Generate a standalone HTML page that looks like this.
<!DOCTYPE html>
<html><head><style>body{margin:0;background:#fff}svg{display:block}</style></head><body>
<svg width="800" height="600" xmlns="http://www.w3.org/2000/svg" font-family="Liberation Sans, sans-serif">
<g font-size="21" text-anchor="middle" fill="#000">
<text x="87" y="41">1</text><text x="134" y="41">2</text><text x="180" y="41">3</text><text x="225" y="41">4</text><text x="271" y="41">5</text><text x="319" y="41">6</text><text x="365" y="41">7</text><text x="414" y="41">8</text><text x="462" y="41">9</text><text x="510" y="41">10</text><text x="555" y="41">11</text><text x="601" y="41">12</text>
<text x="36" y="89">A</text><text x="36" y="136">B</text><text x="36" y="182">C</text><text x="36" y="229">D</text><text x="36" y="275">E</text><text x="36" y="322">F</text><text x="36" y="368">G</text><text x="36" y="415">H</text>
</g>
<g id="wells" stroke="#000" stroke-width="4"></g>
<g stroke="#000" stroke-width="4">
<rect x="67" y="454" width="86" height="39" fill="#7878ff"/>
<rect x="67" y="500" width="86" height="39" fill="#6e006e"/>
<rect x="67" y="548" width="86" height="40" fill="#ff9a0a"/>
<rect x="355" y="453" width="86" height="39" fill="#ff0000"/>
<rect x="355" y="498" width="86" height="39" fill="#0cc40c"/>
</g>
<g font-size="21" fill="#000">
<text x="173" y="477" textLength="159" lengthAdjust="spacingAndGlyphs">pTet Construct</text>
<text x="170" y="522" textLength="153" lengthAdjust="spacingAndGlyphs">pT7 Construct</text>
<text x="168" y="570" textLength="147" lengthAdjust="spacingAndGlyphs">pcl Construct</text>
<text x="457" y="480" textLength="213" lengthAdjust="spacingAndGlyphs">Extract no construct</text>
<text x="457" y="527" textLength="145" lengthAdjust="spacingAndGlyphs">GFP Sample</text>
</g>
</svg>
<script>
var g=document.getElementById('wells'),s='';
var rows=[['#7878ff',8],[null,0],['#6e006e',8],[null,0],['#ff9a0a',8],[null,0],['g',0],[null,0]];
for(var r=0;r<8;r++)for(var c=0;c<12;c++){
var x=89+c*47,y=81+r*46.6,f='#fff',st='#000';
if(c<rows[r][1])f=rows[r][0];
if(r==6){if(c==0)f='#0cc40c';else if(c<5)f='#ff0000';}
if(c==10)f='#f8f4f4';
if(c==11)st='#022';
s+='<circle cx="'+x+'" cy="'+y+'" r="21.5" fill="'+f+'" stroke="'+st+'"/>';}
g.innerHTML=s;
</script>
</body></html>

----

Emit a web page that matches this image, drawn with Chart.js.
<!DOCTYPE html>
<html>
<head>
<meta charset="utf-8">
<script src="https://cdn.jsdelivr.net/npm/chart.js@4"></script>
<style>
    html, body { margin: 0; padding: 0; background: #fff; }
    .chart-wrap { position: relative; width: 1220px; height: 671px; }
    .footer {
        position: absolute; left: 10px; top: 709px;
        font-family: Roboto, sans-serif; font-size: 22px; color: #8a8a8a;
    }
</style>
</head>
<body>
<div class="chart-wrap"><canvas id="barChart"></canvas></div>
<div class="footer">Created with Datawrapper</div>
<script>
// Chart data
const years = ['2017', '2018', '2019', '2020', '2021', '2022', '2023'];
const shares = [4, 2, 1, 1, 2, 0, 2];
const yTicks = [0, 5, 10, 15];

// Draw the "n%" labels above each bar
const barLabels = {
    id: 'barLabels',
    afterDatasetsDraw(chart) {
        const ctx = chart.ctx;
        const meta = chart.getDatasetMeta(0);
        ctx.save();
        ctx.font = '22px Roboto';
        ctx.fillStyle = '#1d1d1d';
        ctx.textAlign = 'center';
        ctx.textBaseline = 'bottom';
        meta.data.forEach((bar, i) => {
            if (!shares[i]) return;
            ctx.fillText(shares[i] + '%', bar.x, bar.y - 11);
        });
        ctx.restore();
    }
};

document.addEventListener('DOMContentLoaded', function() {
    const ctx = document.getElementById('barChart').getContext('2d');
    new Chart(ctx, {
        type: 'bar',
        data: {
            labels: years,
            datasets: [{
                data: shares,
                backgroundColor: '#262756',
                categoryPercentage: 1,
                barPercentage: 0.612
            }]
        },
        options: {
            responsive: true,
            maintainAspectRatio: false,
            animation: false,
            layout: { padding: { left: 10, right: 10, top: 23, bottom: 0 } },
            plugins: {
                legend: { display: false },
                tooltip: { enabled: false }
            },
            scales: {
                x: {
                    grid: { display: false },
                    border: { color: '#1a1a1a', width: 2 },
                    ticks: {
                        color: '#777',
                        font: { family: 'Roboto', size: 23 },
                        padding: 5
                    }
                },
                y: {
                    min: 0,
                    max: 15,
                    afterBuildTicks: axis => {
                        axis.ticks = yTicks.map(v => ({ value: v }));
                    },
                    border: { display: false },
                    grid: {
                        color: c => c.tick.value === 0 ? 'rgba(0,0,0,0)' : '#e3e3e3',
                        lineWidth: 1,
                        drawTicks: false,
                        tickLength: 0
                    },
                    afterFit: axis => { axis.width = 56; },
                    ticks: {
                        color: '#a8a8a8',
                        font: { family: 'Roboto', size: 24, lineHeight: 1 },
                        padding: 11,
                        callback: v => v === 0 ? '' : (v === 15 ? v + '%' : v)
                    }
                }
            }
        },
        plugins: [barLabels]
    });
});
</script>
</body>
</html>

----

Given exercise: In the entries above, identify every line with the string "page".

The completed task:
Generate a standalone HTML page that looks like this.
Emit a web page that matches this image, drawn with Chart.js.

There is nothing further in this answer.